Inductive UI in Office 12

By now anyone interested in software user experience has seen the video or read the articles about Microsoft Office 12 getting a complete UI makeover. For an ongoing explanation of the design rationale, you should also checkout Jensen Harris’ blog. Jensen works on the Office user experience team.

Many people write-off the UI changes as merely a ploy to get customers to upgrade. In a way, I agree. Customers will upgrade because the new interfaces will make using Office easier and allow users to be more productive. Inductive UI’s have been around for a while, but this is the first large-scale use in a major Microsoft product.

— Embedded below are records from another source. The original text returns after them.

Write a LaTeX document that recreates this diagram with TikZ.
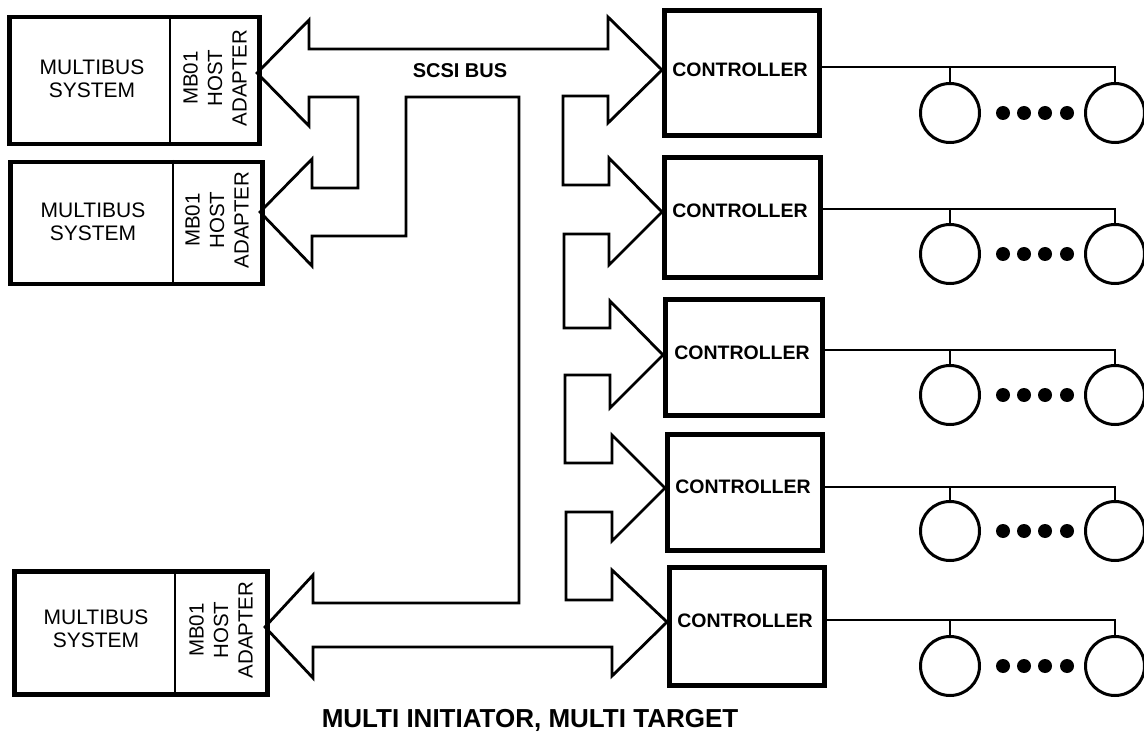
\documentclass[tikz,border=0pt]{standalone}
\usepackage{fontspec}
\setmainfont{Liberation Sans}
\usetikzlibrary{calc}
\begin{document}
\begin{tikzpicture}[x=1pt,y=-1pt, line join=miter,
  thinl/.style={line width=2.8pt},
  hostbox/.style={draw, line width=4.5pt, inner sep=0pt, anchor=north west},
  ctrlbox/.style={draw, line width=5pt, inner sep=0pt, anchor=north west},
  disk/.style={draw, circle, line width=3pt, minimum size=59pt, inner sep=0pt},
  dotn/.style={fill, circle, minimum size=14pt, inner sep=0pt},
  sysfont/.style={font=\fontsize{21}{23}\selectfont, align=center, inner sep=0pt},
  adfont/.style={font=\fontsize{20.5}{24.5}\selectfont, align=center, rotate=90, inner sep=0pt},
  ctlfont/.style={font=\fontsize{19.5}{22}\selectfont\bfseries, inner sep=0pt},
  ]
\useasboundingbox (0,0) rectangle (1144,746);

% ---- host systems ----
\node[hostbox, minimum width=250pt, minimum height=127pt] (h1) at (7,15) {};
\draw[thinl] (170,15) -- (170,142);
\node[sysfont] (s1) at (92,79) {MULTIBUS\\SYSTEM};
\node[adfont] (a1) at (215,78) {MB01\\HOST\\ADAPTER};

\node[hostbox, minimum width=252pt, minimum height=122pt] (h2) at (8,160) {};
\draw[thinl] (173,160) -- (173,282);
\node[sysfont] (s2) at (93,222) {MULTIBUS\\SYSTEM};
\node[adfont] (a2) at (217,220) {MB01\\HOST\\ADAPTER};

\node[hostbox, minimum width=253pt, minimum height=123pt] (h3) at (12,569) {};
\draw[thinl] (175,569) -- (175,692);
\node[sysfont] (s3) at (96,629) {MULTIBUS\\SYSTEM};
\node[adfont] (a3) at (221,630) {MB01\\HOST\\ADAPTER};

% ---- controllers ----
\node[ctrlbox, minimum width=155pt, minimum height=125pt] (c1) at (662,8) {};
\node[ctrlbox, minimum width=156pt, minimum height=120pt] (c2) at (662,155) {};
\node[ctrlbox, minimum width=157pt, minimum height=116pt] (c3) at (663,297) {};
\node[ctrlbox, minimum width=155pt, minimum height=116pt] (c4) at (665,432) {};
\node[ctrlbox, minimum width=155pt, minimum height=118pt] (c5) at (667,565) {};
\node[ctlfont] (t1) at (740,70) {CONTROLLER};
\node[ctlfont] (t2) at (740,211) {CONTROLLER};
\node[ctlfont] (t3) at (742,353) {CONTROLLER};
\node[ctlfont] (t4) at (743,487) {CONTROLLER};
\node[ctlfont] (t5) at (745,621) {CONTROLLER};

% ---- SCSI bus outline ----
\draw[thinl]
 (257,73) -- (309,20) -- (309,49) -- (608,49) -- (608,17) -- (662,70)
 -- (608,123) -- (608,96) -- (563,96) -- (563,185) -- (609,185) -- (609,158)
 -- (662,212) -- (609,265) -- (609,234) -- (564,234) -- (564,328) -- (610,328)
 -- (610,301) -- (663,355) -- (610,408) -- (610,375) -- (565,375) -- (565,463)
 -- (612,463) -- (612,435) -- (665,488) -- (612,541) -- (612,512) -- (566,512)
 -- (566,600) -- (612,600) -- (612,570) -- (667,622) -- (612,676) -- (612,647)
 -- (313,647) -- (313,678) -- (265,627) -- (313,575) -- (313,603) -- (519,603)
 -- (519,97) -- (406,97) -- (406,236) -- (312,236) -- (312,266) -- (260,212)
 -- (312,159) -- (312,188) -- (358,188) -- (358,97) -- (309,97) -- (309,126)
 -- cycle;
\node[font=\fontsize{20}{22}\selectfont\bfseries, inner sep=0pt] (bus) at (460,71) {SCSI BUS};

% ---- disks ----
\foreach \i/\ly/\cy in {1/67/113, 2/209/254, 3/350/395, 4/487/531, 5/620/666}{
  \node[disk] (d\i a) at (950,\cy) {};
  \node[disk] (d\i b) at (1115,\cy) {};
  \node[dotn] (p\i a) at (1003,\cy) {};
  \node[dotn] (p\i b) at (1024,\cy) {};
  \node[dotn] (p\i c) at (1045,\cy) {};
  \node[dotn] (p\i d) at (1067,\cy) {};
  \coordinate (j\i) at (1115,\ly);
  \draw[thinl] (c\i.east |- j\i) -- (j\i) -- (d\i b.north);
  \draw[thinl] (d\i a.north) -- (d\i a.north |- j\i);
}

% ---- caption ----
\node[font=\fontsize{26}{28}\selectfont\bfseries, inner sep=0pt] (cap) at (530,720) {MULTI INITIATOR, MULTI TARGET};
\end{tikzpicture}
\end{document}
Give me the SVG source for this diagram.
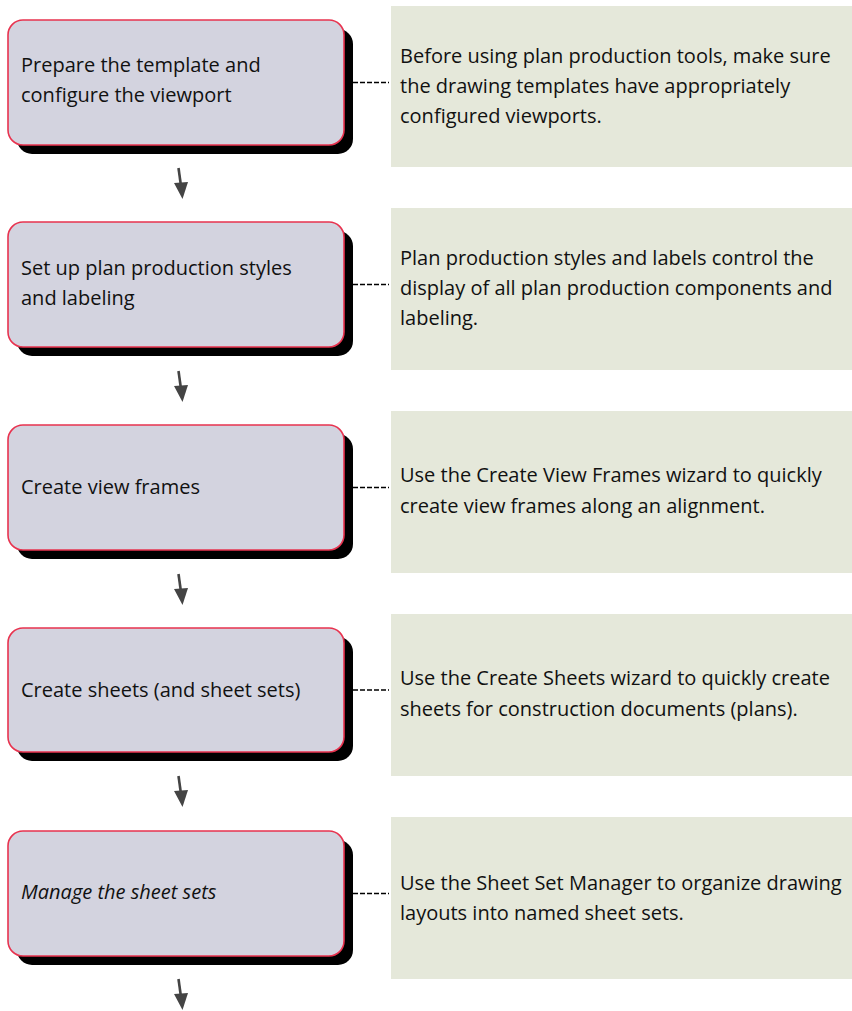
<svg xmlns="http://www.w3.org/2000/svg" width="852" height="1011" viewBox="0 0 852 1011">
<style>
.box{fill:#d3d3df;stroke:#e8334f;stroke-width:1.6}
.shadow{fill:#000}
.note{fill:#e5e8da}
.t{font-family:"Open Sans","Noto Sans",sans-serif;font-size:20px;fill:#111}
.i{font-style:italic}
.dash{stroke:#000;stroke-width:1.5;stroke-dasharray:5 2;fill:none}
.arr{fill:#444;stroke:none}
.shaft{stroke:#444;stroke-width:2.6;fill:none}
</style>
<defs>
<g id="arrow">
<line class="shaft" x1="178.5" y1="168" x2="181" y2="186"/>
<polygon class="arr" points="174,183 188,182 182.5,199"/>
</g>
</defs>
<g id="node1">
<rect class="shadow" x="17" y="29" width="336" height="125" rx="15"/>
<rect class="box" x="8" y="20" width="336" height="125" rx="15"/>
<text class="t" x="21" y="72">Prepare the template and</text>
<text class="t" x="21" y="102">configure the viewport</text>
</g>
<g id="note1">
<rect class="note" x="391" y="6" width="461" height="161"/>
<text class="t" x="400" y="63">Before using plan production tools, make sure</text>
<text class="t" x="400" y="93">the drawing templates have appropriately</text>
<text class="t" x="400" y="123">configured viewports.</text>
</g>
<g id="node2">
<rect class="shadow" x="17" y="231" width="336" height="125" rx="15"/>
<rect class="box" x="8" y="222" width="336" height="125" rx="15"/>
<text class="t" x="21" y="275">Set up plan production styles</text>
<text class="t" x="21" y="305">and labeling</text>
</g>
<g id="note2">
<rect class="note" x="391" y="208" width="461" height="162"/>
<text class="t" x="400" y="265">Plan production styles and labels control the</text>
<text class="t" x="400" y="295">display of all plan production components and</text>
<text class="t" x="400" y="325">labeling.</text>
</g>
<g id="node3">
<rect class="shadow" x="17" y="434" width="336" height="125" rx="15"/>
<rect class="box" x="8" y="425" width="336" height="125" rx="15"/>
<text class="t" x="21" y="494">Create view frames</text>
</g>
<g id="note3">
<rect class="note" x="391" y="411" width="461" height="162"/>
<text class="t" x="400" y="482">Use the Create View Frames wizard to quickly</text>
<text class="t" x="400" y="513">create view frames along an alignment.</text>
</g>
<g id="node4">
<rect class="shadow" x="17" y="637" width="336" height="124" rx="15"/>
<rect class="box" x="8" y="628" width="336" height="124" rx="15"/>
<text class="t" x="21" y="697">Create sheets (and sheet sets)</text>
</g>
<g id="note4">
<rect class="note" x="391" y="614" width="461" height="162"/>
<text class="t" x="400" y="685">Use the Create Sheets wizard to quickly create</text>
<text class="t" x="400" y="716">sheets for construction documents (plans).</text>
</g>
<g id="node5">
<rect class="shadow" x="17" y="840" width="336" height="125" rx="15"/>
<rect class="box" x="8" y="831" width="336" height="125" rx="15"/>
<text class="t i" x="21" y="899">Manage the sheet sets</text>
</g>
<g id="note5">
<rect class="note" x="391" y="817" width="461" height="162"/>
<text class="t" x="400" y="890">Use the Sheet Set Manager to organize drawing</text>
<text class="t" x="400" y="920">layouts into named sheet sets.</text>
</g>
<g id="connectors">
<line class="dash" x1="353" y1="82.5" x2="389" y2="82.5"/>
<line class="dash" x1="353" y1="284.5" x2="389" y2="284.5"/>
<line class="dash" x1="353" y1="487.5" x2="389" y2="487.5"/>
<line class="dash" x1="353" y1="690" x2="389" y2="690"/>
<line class="dash" x1="353" y1="893.5" x2="389" y2="893.5"/>
<use href="#arrow"/>
<use href="#arrow" transform="translate(0,203)"/>
<use href="#arrow" transform="translate(0,406)"/>
<use href="#arrow" transform="translate(0,608)"/>
<use href="#arrow" transform="translate(0,811)"/>
</g>
</svg>
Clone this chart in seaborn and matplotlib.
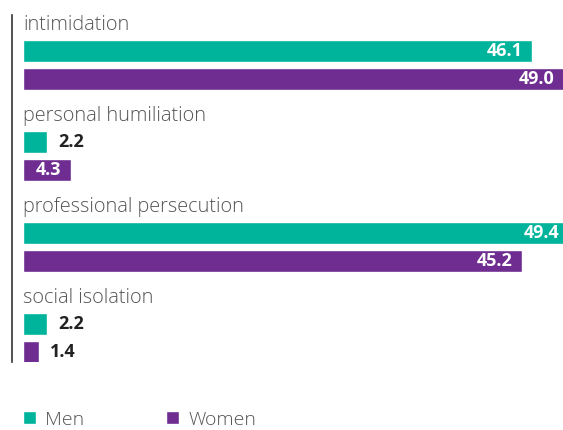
import matplotlib
matplotlib.use("Agg")
import matplotlib.pyplot as plt
import seaborn as sns
import pandas as pd

# === Data ===
categories = ["intimidation", "personal humiliation", "professional persecution", "social isolation"]
men = [46.1, 2.2, 49.4, 2.2]
women = [49.0, 4.3, 45.2, 1.4]
groups = ["Men", "Women"]
colors = {"Men": "#00B39B", "Women": "#6F2C91"}

df = pd.DataFrame({
    "category": categories * 2,
    "value": men + women,
    "group": ["Men"] * len(categories) + ["Women"] * len(categories),
})

sns.set_style("white")
plt.rcParams["font.family"] = ["Open Sans", "DejaVu Sans"]

fig = plt.figure(figsize=(5.63, 4.30), dpi=100)
ax = fig.add_axes([12 / 563, 1 - 362 / 430, 1 - 12 / 563, (362 - 15) / 430])

sns.barplot(data=df, y="category", x="value", hue="group", hue_order=groups,
            palette=colors, orient="h", width=0.615, gap=0.21, ax=ax,
            saturation=1, errorbar=None)

ax.set_xlim(-1.0, 48.9)
ax.set_ylim(3 + 24 / 91, -50 / 91)
ax.set_xlabel("")
ax.set_ylabel("")
ax.set_xticks([])
ax.set_yticks([])
for s in ["top", "right", "bottom"]:
    ax.spines[s].set_visible(False)
ax.spines["left"].set_color("#333333")
ax.spines["left"].set_linewidth(1.2)

# category labels above each group
for i, cat in enumerate(categories):
    ax.text(0, i - 0.44, cat, ha="left", va="center", fontsize=14.3,
            color="#555555", fontweight="light")

# value labels
for container, vals in zip(ax.containers, [men, women]):
    for bar, v in zip(container, vals):
        y = bar.get_y() + bar.get_height() / 2
        end = bar.get_width()
        if v >= 4:
            ax.text(end - 0.85, y, f"{v:.1f}", ha="right", va="center",
                    fontsize=13, fontweight="bold", color="white")
        else:
            ax.text(end + 1.0, y, f"{v:.1f}", ha="left", va="center",
                    fontsize=13, fontweight="bold", color="#222222")

sns.move_legend(ax, loc="center left", bbox_to_anchor=(0.02, -0.166), ncol=2,
                frameon=False, title=None, handlelength=0.65, handleheight=0.65,
                handletextpad=0.5, columnspacing=4.2, fontsize=14,
                borderpad=0, borderaxespad=0)
for t in ax.get_legend().get_texts():
    t.set_color("#555555")
    t.set_fontweight("light")

fig.savefig("out.png", dpi=100)
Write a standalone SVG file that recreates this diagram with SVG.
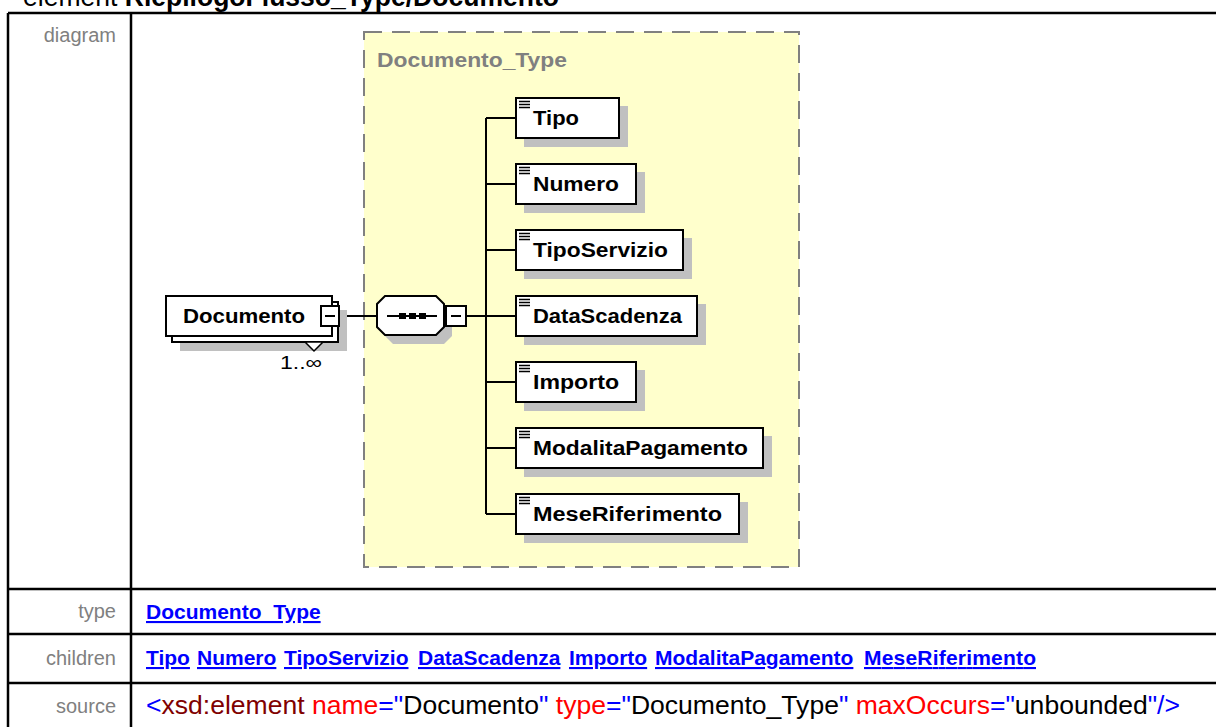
<svg xmlns="http://www.w3.org/2000/svg" width="1216" height="727" viewBox="0 0 1216 727">
<style>
.tbl{stroke:#000;stroke-width:2.5;fill:none}
.lbl{font-family:"Liberation Sans",Arial,sans-serif;font-size:20px;fill:#808080;text-anchor:end}
.lnk{font-family:"Liberation Sans",Arial,sans-serif;font-size:21px;font-weight:bold;fill:#0000FF;text-decoration:underline}
.src{font-family:"Liberation Sans",Arial,sans-serif;font-size:26.5px}
.box{fill:#fff;stroke:#000;stroke-width:2}
.shd{fill:#C0C0C0}
.nt{font-family:"Liberation Sans",Arial,sans-serif;font-size:20px;font-weight:bold;fill:#000}
.ico{stroke:#000;stroke-width:1.3}
.con{stroke:#000;stroke-width:2;fill:none}
</style>
<rect width="1216" height="727" fill="#fff"/>
<text x="23" y="6" font-family="'Liberation Sans',Arial,sans-serif" font-size="27" textLength="536" lengthAdjust="spacingAndGlyphs">element <tspan font-weight="bold">RiepilogoFlusso_Type/Documento</tspan></text>
<g id="table">
<path class="tbl" d="M8 13H1216M8 13V727M131 13V727M8 589H1216M8 634H1216M8 683H1216"/>
<text class="lbl" x="116" y="42">diagram</text>
<text class="lbl" x="116" y="618">type</text>
<text class="lbl" x="116" y="665">children</text>
<text class="lbl" x="116" y="713">source</text>
<text class="lnk" x="146" y="619">Documento_Type</text>
<text class="lnk" x="146" y="665">Tipo</text>
<text class="lnk" x="197" y="665">Numero</text>
<text class="lnk" x="284" y="665">TipoServizio</text>
<text class="lnk" x="418" y="665">DataScadenza</text>
<text class="lnk" x="569" y="665">Importo</text>
<text class="lnk" x="655" y="665">ModalitaPagamento</text>
<text class="lnk" x="864" y="665" textLength="172">MeseRiferimento</text>
<text class="src" x="146" y="714" textLength="1034" lengthAdjust="spacingAndGlyphs"><tspan fill="#0000FF">&lt;</tspan><tspan fill="#800000">xsd:element</tspan> <tspan fill="#FF0000">name</tspan><tspan fill="#0000FF">="</tspan><tspan fill="#000">Documento</tspan><tspan fill="#0000FF">"</tspan> <tspan fill="#FF0000">type</tspan><tspan fill="#0000FF">="</tspan><tspan fill="#000">Documento_Type</tspan><tspan fill="#0000FF">"</tspan> <tspan fill="#FF0000">maxOccurs</tspan><tspan fill="#0000FF">="</tspan><tspan fill="#000">unbounded</tspan><tspan fill="#0000FF">"/&gt;</tspan></text>
</g>
<g id="Documento_Type">
<rect x="364" y="32" width="435" height="535" fill="#FFFFCC" stroke="#808080" stroke-width="2" stroke-dasharray="18 10"/>
<text x="377" y="67" font-family="'Liberation Sans',Arial,sans-serif" font-size="20" font-weight="bold" fill="#808080" textLength="190" lengthAdjust="spacingAndGlyphs">Documento_Type</text>
</g>
<g id="connectors">
<path class="con" d="M340 316H377M466 316H486M486 118V514M486 118H516M486 184H516M486 250H516M486 316H516M486 382H516M486 448H516M486 514H516"/>
</g>
<g id="Documento">
<rect class="shd" x="180" y="310" width="167" height="41"/>
<rect class="box" x="172" y="302" width="166" height="40"/>
<rect class="box" x="166" y="296" width="166" height="40"/>
<text class="nt" x="183" y="323" textLength="122" lengthAdjust="spacingAndGlyphs">Documento</text>
<rect class="box" x="321" y="306" width="18" height="20"/>
<path class="con" d="M325 316H335"/>
<polygon points="305,342 314,351 323,342" fill="#fff" stroke="#000" stroke-width="1.5"/>
<text x="280" y="369" font-family="'Liberation Sans',Arial,sans-serif" font-size="19" textLength="42" lengthAdjust="spacingAndGlyphs">1..∞</text>
</g>
<g id="sequence">
<polygon class="shd" points="393,304 444,304 452,312 452,336 444,344 393,344 385,336 385,312"/>
<polygon class="box" points="385,296 436,296 444,304 444,327 436,335 385,335 377,327 377,304"/>
<path class="con" d="M387 316H437"/>
<rect x="399" y="313" width="7" height="6"/>
<rect x="409" y="313" width="7" height="6"/>
<rect x="419" y="313" width="7" height="6"/>
<rect class="box" x="446" y="306" width="20" height="20"/>
<path class="con" d="M451 316H461"/>
</g>
<g id="Tipo">
<rect class="shd" x="524" y="106" width="104" height="41"/>
<rect class="box" x="516" y="98" width="103" height="40"/>
<path class="ico" d="M519 101.5H530M519 104.5H530M519 107.5H530"/>
<text class="nt" x="533" y="125" textLength="46" lengthAdjust="spacingAndGlyphs">Tipo</text>
</g>
<g id="Numero">
<rect class="shd" x="524" y="172" width="121" height="41"/>
<rect class="box" x="516" y="164" width="120" height="40"/>
<path class="ico" d="M519 167.5H530M519 170.5H530M519 173.5H530"/>
<text class="nt" x="533" y="191" textLength="86" lengthAdjust="spacingAndGlyphs">Numero</text>
</g>
<g id="TipoServizio">
<rect class="shd" x="524" y="238" width="168" height="41"/>
<rect class="box" x="516" y="230" width="167" height="40"/>
<path class="ico" d="M519 233.5H530M519 236.5H530M519 239.5H530"/>
<text class="nt" x="533" y="257" textLength="135" lengthAdjust="spacingAndGlyphs">TipoServizio</text>
</g>
<g id="DataScadenza">
<rect class="shd" x="524" y="304" width="182" height="41"/>
<rect class="box" x="516" y="296" width="181" height="40"/>
<path class="ico" d="M519 299.5H530M519 302.5H530M519 305.5H530"/>
<text class="nt" x="533" y="323" textLength="149" lengthAdjust="spacingAndGlyphs">DataScadenza</text>
</g>
<g id="Importo">
<rect class="shd" x="524" y="370" width="121" height="41"/>
<rect class="box" x="516" y="362" width="120" height="40"/>
<path class="ico" d="M519 365.5H530M519 368.5H530M519 371.5H530"/>
<text class="nt" x="533" y="389" textLength="86" lengthAdjust="spacingAndGlyphs">Importo</text>
</g>
<g id="ModalitaPagamento">
<rect class="shd" x="524" y="436" width="248" height="41"/>
<rect class="box" x="516" y="428" width="247" height="40"/>
<path class="ico" d="M519 431.5H530M519 434.5H530M519 437.5H530"/>
<text class="nt" x="533" y="455" textLength="215" lengthAdjust="spacingAndGlyphs">ModalitaPagamento</text>
</g>
<g id="MeseRiferimento">
<rect class="shd" x="524" y="502" width="224" height="41"/>
<rect class="box" x="516" y="494" width="223" height="40"/>
<path class="ico" d="M519 497.5H530M519 500.5H530M519 503.5H530"/>
<text class="nt" x="533" y="521" textLength="189" lengthAdjust="spacingAndGlyphs">MeseRiferimento</text>
</g>
</svg>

For those of you in the back, it’s not just about the menus and toolbars (or ‘Ribbon’ as they are calling it). It’s about why the menus are gone and why the toolbar is separated into contextual sections and chunks. I am glad Microsoft spent the time and money to research how users were interacting with Office. Since Office seems to set a UX precedent, I am hoping we see some of these new conventions trickle down into other applications as well.

Update: Jeff Atwood of Coding Horror has a post about this too.

Windows Vista User Experience Guidelines

Microsoft has also released preliminary Windows Vista UX Guidelines. Although many people are pointing to the download, few are commenting on the information contained within. Chris Pirillo does provide a nice list of nuggets he discovered while scanning the documentation. I’ll point out some of my favorites:

  • Wizard pages: Remove front and back pages. Remove page header. Basically remove all redundant textual information.
  • Help on Dialogs: 1. Make labels and controls easy to comprehend, 2. Add explanatory text sections as needed, 3. Use hyperlinks to jump into Help for specific topics which may be confusing, 4. Do not use vague or general Help buttons (users don’t like vague or general help).
  • Task dialogs: MessageBox API on steriods.

I like this release better than previous ones (Win2K and WinXP) because it seems more focused on UX and contains some rationale as well. It’s not just specs for controls, layout and themes. Some sections, such as Window and Layout sections, are not included yet (it’s preliminary). You also need to wade through some Aero graphics babble (I am not impressed with ‘glass’ for UX).